Malgré une délivrance soumise au bon vouloir de l'employeur, le « forfait mobilités durables » donne un premier signal positif aux usagers en les incitant financièrement à opter pour des modes de transport moins polluants.
Parmi les autres signaux positifs votés par le Sénat avec le soutien du groupe du RDSE, il faut citer l'inscription de la réduction des émissions de gaz à effet de serre parmi les objectifs visés au travers de la stratégie et de la programmation des investissements de l'État dans les transports, le rehaussement de la part minimale de véhicules à faibles émissions dans les flottes de véhicules d'entreprise, ainsi que des mesures visant à réduire la pollution des navires.

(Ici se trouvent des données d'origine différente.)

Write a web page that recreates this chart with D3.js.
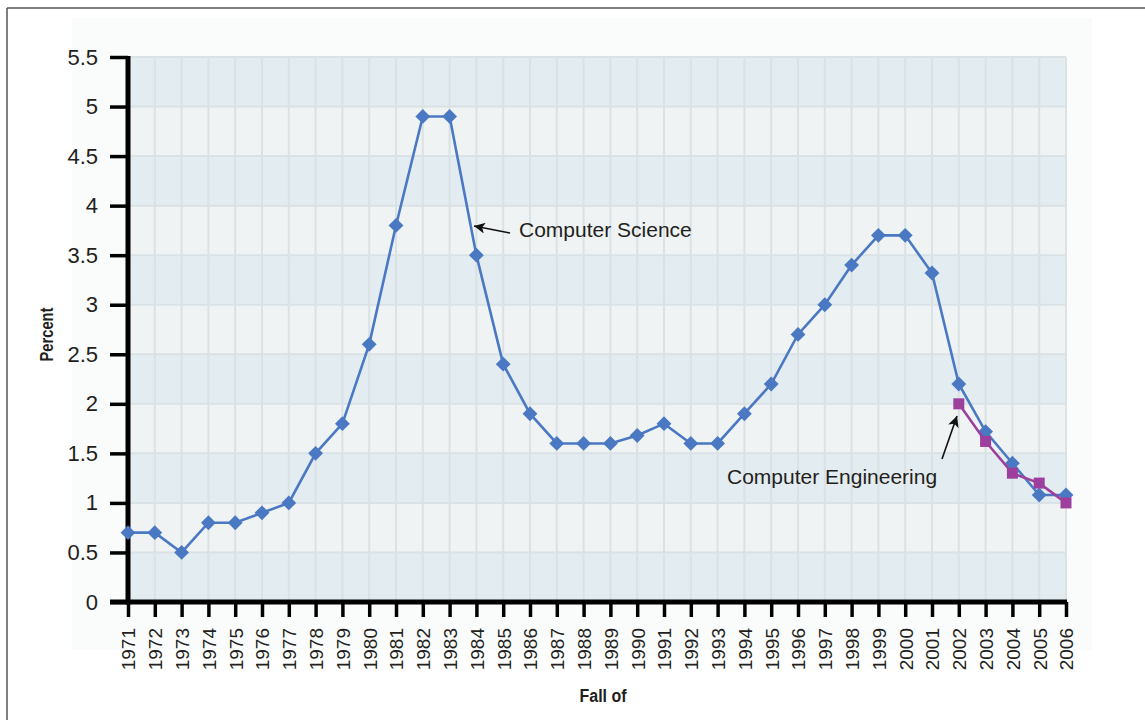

Sur proposition du RDSE, le Sénat a également souhaité étendre à tous les territoires la possibilité de créer des zones à faibles émissions. Pour des raisons prioritaires de santé publique, il était important de supprimer le seuil initial de 100 000 habitants.
Puisqu'il est question de santé publique, j'aimerais achever mon propos en saluant les mesures importantes qui ont été prises en faveur du vélo, même si ce mode de déplacement ne peut pas être utilisé partout avec la même facilité. Associées au grand plan mis en place par le Gouvernement, elles permettront de renforcer la place de ce mode de transport vertueux, à la fois pour l'environnement et pour la santé.
Vous l'aurez compris, le groupe du RDSE salue les avancées portées par ce projet de loi, notamment les 23 amendements qu'il a fait adopter et qui reprennent pour partie des mesures contenues dans la proposition de loi visant à faciliter le désenclavement des territoires. Nous voterons donc à la quasi-unanimité en faveur de ce texte, largement enrichi par le Sénat. (Applaudissements sur les travées du groupe du Rassemblement Démocratique et Social Européen, ainsi que sur des travées du groupe Les Indépendants – République et Territoires et du groupe La République En Marche.)